Ruang Pandang, Sri Pemandang Atas, 9 Februari 2020
* Catatan :
Perayaan Cap Go Meh ini merupakan penutup dalam serangkaian mudik saya sejak 29 Desember 2019. Acara yang dimulai pada pkl. 17.00 WIB itu tidak terlambat saya hadiri.
Sebenarnya mudik saya hanya  untuk menutup 2019 dan membuka 2020 alias bertahun baru Masehi. Saya tidak memerhatikan kalender Januari 2020 selain berencana pulang bersama istri ke Balikpapan pada 4 Januari 2020.
Pada 2 Januari saya dan istri bertamasya ke Pantai Tongaci, Jalan Laut. Memasuki perkampungan orang Tionghoa itu saya melihat lampion berjejeran di sepanjang jalan dan berakhir di ujung jalan aspal kampung.
Saya diberi tahu oleh istri saya bahwasannya 25 Januari adalah Imlek 2571. Seketika saya berubah rencana. Saya mau mengalami kembali suasana Imlek, bahkan lebih dari sekadar berkunjung ke rumah kawan-kawan, karena biasanya Imlek di Sungailiat dirayakan dengan "suatu acara istimewa" seperti halnya daerah-daerah lain yang dihuni oleh banyak orang Tionghoa semisal Singkawang, Kalbar.
Terlebih ketika kami singgah di sebuah warung makan untuk mengisi perut sekaligus istri saya menggarap tugas laporan pekerjaan, saya pun mengenal orang warung yang juga satu angkatan di SMP Maria Goretti meski berbeda ruangan. Belum lagi di Jalan Laut terdapat lebih dari 10 orang yang pernah menjadi kawan seangkatan dengan saya di SD-SMP.

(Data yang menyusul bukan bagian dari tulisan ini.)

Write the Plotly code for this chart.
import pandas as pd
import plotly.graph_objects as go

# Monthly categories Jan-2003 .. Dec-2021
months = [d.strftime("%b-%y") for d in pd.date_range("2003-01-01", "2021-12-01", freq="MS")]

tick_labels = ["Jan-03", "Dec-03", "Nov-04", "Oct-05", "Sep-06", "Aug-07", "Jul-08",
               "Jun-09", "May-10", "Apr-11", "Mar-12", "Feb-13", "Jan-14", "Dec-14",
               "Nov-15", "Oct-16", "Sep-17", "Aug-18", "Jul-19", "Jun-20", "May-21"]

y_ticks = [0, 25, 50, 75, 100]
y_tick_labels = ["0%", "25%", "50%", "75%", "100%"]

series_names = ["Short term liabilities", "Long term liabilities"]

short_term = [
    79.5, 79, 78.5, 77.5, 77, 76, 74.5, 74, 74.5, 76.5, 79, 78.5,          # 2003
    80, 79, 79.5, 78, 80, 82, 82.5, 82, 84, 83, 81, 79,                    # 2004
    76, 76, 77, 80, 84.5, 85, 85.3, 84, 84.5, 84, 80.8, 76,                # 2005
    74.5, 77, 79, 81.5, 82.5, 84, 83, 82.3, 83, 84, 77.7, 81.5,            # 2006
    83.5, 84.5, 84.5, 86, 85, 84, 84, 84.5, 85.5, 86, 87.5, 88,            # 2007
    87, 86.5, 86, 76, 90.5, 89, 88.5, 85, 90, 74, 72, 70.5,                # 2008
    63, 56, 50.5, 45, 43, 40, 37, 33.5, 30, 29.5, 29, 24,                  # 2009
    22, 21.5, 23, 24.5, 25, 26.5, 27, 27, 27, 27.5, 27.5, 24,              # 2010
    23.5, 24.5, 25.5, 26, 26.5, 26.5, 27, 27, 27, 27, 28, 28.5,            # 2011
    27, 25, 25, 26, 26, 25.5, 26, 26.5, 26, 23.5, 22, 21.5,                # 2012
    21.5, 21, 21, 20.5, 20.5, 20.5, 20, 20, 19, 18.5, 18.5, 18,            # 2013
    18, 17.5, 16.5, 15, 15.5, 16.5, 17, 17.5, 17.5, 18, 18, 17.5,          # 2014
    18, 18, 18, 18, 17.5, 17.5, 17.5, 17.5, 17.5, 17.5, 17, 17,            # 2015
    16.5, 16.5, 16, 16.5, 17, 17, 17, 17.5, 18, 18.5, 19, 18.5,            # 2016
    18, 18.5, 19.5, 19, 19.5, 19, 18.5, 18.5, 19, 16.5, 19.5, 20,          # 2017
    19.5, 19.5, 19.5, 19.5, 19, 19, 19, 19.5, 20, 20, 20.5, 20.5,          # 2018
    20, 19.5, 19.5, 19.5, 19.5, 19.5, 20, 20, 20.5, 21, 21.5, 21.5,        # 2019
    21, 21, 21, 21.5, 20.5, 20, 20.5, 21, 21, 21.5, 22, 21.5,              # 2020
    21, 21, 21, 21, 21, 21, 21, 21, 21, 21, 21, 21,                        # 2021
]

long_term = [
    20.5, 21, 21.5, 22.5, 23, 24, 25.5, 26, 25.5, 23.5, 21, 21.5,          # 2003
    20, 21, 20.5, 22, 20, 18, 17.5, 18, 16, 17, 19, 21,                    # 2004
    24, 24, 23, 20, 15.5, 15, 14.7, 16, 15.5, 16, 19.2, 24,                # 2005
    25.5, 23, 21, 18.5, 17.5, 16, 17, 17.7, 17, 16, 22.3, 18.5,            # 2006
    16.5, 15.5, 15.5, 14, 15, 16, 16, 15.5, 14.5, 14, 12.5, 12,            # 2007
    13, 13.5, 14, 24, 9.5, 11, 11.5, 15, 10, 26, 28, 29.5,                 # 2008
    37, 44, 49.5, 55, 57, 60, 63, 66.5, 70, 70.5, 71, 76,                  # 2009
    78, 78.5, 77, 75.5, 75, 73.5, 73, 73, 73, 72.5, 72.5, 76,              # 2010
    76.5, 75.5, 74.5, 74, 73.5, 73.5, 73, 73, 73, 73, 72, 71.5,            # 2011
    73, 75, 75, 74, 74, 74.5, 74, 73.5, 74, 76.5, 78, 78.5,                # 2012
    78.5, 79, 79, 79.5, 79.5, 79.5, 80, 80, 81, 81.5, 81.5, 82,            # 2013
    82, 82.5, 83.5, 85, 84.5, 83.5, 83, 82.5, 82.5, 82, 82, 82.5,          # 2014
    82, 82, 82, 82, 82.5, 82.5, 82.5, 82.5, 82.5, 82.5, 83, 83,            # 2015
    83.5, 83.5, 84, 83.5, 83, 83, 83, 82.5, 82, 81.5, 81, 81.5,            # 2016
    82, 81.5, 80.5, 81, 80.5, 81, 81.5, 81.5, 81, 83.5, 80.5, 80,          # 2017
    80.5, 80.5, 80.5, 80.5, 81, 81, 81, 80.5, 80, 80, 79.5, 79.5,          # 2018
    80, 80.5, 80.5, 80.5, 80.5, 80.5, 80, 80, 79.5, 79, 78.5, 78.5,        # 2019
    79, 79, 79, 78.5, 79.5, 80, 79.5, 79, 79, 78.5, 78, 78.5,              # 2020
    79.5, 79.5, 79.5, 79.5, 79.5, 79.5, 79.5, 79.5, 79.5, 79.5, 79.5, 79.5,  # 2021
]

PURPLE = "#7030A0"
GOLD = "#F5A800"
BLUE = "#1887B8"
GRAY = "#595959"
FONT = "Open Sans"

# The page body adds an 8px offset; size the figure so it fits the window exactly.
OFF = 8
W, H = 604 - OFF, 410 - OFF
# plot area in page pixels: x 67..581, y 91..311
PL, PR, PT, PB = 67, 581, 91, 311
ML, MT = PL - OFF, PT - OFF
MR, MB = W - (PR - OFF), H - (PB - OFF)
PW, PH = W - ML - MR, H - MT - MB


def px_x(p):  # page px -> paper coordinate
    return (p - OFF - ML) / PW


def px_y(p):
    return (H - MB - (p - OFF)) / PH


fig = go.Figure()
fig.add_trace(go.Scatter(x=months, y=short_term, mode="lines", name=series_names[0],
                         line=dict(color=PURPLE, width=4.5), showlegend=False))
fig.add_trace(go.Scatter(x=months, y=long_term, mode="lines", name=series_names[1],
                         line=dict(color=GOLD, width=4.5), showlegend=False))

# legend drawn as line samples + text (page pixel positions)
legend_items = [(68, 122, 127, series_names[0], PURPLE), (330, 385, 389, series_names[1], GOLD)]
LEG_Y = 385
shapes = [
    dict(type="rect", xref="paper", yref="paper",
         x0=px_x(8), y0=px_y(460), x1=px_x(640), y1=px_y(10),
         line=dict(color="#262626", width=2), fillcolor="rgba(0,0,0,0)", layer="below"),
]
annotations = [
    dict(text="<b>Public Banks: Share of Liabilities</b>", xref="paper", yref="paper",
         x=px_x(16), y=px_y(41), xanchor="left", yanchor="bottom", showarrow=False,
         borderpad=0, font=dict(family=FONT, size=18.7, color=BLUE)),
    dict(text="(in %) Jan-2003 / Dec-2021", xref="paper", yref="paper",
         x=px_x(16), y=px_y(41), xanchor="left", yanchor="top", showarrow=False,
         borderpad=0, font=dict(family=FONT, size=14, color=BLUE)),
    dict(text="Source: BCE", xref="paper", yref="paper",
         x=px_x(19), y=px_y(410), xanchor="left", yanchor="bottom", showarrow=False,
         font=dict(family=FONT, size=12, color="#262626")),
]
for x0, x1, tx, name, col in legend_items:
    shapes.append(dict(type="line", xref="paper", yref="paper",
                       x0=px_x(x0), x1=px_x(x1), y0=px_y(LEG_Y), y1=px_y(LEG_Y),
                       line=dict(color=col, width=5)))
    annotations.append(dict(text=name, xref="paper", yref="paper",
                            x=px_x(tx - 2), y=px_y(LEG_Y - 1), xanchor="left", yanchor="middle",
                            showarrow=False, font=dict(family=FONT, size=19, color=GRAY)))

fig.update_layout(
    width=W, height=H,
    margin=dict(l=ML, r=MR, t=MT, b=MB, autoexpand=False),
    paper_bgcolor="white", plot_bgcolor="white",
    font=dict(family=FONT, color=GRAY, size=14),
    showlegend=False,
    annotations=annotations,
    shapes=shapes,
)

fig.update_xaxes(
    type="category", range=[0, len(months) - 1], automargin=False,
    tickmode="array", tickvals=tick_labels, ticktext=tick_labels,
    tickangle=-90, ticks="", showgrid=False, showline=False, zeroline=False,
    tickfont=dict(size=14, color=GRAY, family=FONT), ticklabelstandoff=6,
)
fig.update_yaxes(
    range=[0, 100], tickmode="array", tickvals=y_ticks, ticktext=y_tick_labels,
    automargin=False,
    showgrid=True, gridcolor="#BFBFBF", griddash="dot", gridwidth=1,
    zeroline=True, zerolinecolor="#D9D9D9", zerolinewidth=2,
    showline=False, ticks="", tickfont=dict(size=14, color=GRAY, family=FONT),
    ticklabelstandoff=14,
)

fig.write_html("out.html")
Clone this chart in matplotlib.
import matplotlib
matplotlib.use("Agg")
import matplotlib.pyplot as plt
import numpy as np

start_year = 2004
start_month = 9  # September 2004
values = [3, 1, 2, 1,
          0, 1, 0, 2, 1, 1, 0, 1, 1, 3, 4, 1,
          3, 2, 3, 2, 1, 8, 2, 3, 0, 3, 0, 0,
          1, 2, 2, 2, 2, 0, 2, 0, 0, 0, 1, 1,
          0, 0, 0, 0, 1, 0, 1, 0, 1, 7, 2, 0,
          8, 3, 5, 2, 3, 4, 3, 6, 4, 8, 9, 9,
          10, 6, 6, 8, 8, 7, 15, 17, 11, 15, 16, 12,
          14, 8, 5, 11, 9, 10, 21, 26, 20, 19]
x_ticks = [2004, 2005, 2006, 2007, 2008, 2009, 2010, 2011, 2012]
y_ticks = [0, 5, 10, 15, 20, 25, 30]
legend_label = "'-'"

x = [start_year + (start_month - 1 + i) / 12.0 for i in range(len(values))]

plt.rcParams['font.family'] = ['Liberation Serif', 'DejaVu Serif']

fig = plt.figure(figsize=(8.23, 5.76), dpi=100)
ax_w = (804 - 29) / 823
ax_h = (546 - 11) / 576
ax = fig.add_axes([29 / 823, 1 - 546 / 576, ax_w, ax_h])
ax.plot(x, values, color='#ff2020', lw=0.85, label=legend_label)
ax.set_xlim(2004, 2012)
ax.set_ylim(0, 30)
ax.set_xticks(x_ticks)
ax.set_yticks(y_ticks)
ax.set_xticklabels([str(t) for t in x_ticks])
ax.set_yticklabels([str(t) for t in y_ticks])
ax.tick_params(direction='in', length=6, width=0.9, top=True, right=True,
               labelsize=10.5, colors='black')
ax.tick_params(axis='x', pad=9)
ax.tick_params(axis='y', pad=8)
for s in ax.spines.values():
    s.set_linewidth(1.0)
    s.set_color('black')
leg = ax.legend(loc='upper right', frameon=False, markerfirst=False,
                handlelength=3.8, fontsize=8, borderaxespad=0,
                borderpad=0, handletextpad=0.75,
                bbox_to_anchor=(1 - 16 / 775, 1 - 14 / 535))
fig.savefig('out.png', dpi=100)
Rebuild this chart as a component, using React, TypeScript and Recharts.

Meski lahir dan pubertas di Sungailiat, saya belum pernah mengalami "suatu acara istimewa" itu. Meski sejak balita, SD hingga tamat SMP (1987) mayoritas kawan sekolah dan beberapa guru beretnis Tionghoa sekaligus merayakan Imlek (padahal zaman rezim ORBA lho!), saya tidak berpikiran mengenai "suatu yang istimewa". Serta, meski pada 2008 mudik dan sempat mengunjungi rumah kawan-kawan untuk ber-Imlek, saya pun melewatkan "suatu acara istimewa" itu.
Kelihatannya istri saya memang memahami siapa saya dalam hal-hal yang berkaitan dengan peristiwa kebudayaan, apalagi sebagian hal yang berkaitan dengan Tionghoa di Sungailiat terkadang menjadi bagian obrolan kami di Balikpapan. Belum lagi saya memang memiliki waktu bebas alias tidak terikat dalam suatu kontrak pekerjaan.